What does this look like in practice? In antifragile organizations, leadership is not the exclusive domain of those with the right title or the loudest voice. Instead, it is a distributed and dynamic capacity, emerging wherever someone has the insight, context, or courage in the moment that it’s needed. At Netflix, for example, teams are given extraordinary freedom not just to deliver on plans, but to notice and act on new patterns as they arise – even when this means questioning established practices. At Haier, the world’s largest appliance manufacturer, the company’s transformation was driven by turning every employee into a sensor and agent of change, flattening hierarchy in favor of micro-enterprises that are empowered to pursue opportunity as they see it.
What these examples share is not a particular structure or methodology, but an orientation to learning. In these companies, complexity is treated as a source of insight, not just risk. Leaders at every level are encouraged to look for surprises, to experiment safely, and to surface “what’s not working” early and without blame.

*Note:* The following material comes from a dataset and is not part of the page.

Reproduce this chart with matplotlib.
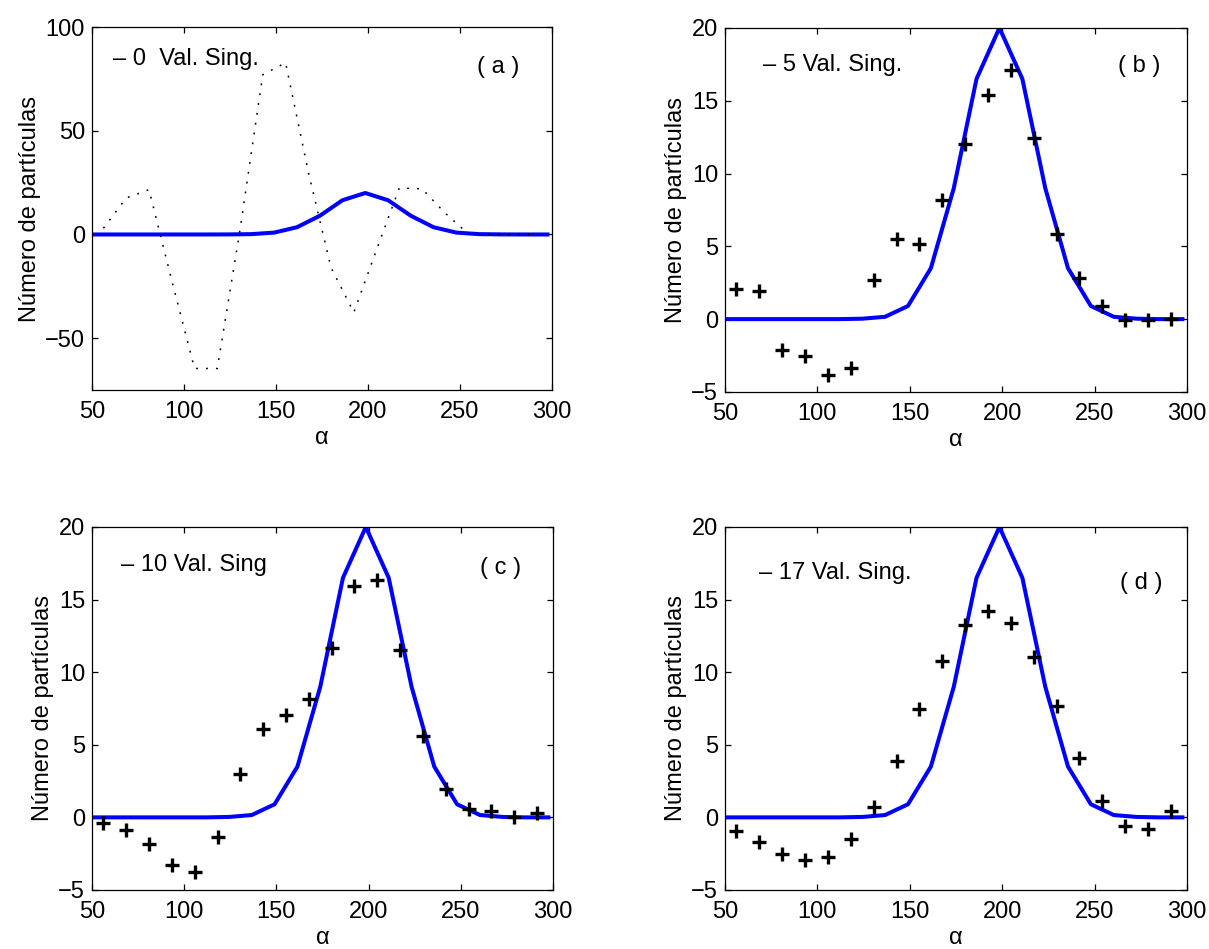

This approach does not eliminate uncertainty – it leverages it, by turning each deviation from the plan into a prompt for reflection, inquiry, and adaptation.
This shift from control to curiosity is anything but easy. It asks leaders to trade the comfort of clear answers for the discipline of better questions. In organizations where certainty and expertise have been long celebrated, it requires the courage to admit what we do not yet know and to embrace the discomfort that comes with true exploration. But this vulnerability is exactly what opens the door to new forms of collective intelligence.
When we allow complexity to become our teacher, we discover that value is often created at the edges – where different perspectives collide, where formal structures give way to informal networks, where the unexpected is given a place at the table. It means inviting input from those closest to the problem, even when their voices challenge established assumptions. It means running small, safe-to-fail experiments instead of waiting for the perfect answer or the go-ahead from above. Over time, this approach builds a muscle for sensing, responding, and learning – qualities that no amount of planning or prediction can guarantee.
Complexity, in this sense, is a continual invitation to evolve. Each new wrinkle, surprise, or even setback becomes an opportunity for growth, provided we choose to see it that way. I’ve seen organizations discover new market opportunities because a frontline employee noticed a shift in customer behavior before anyone else. I’ve watched teams unlock unexpected creativity when given permission to experiment and learn from what doesn’t work, rather than hide mistakes out of fear. The most adaptive cultures are those where these stories aren’t the exception, but the norm.
Perhaps the deepest lesson is that complexity resists being solved in the traditional sense. It cannot be eliminated with a single intervention, nor can it be reduced to a set of manageable variables. Instead, it asks us to become better listeners, better experimenters, and better learners. It challenges us to build organizations that are alive to their context – where leadership emerges dynamically, where trust and alignment replace rigid control, and where the courage to learn overtakes the impulse to command.
In the end, the organizations that flourish are not those who avoid complexity, but those who invite it in and allow it to transform how they see, decide, and act. The question is no longer how we “get rid of” complexity, but how we build the capacity to learn with it – together, in real time, every day.
When the student is ready, the teacher appears.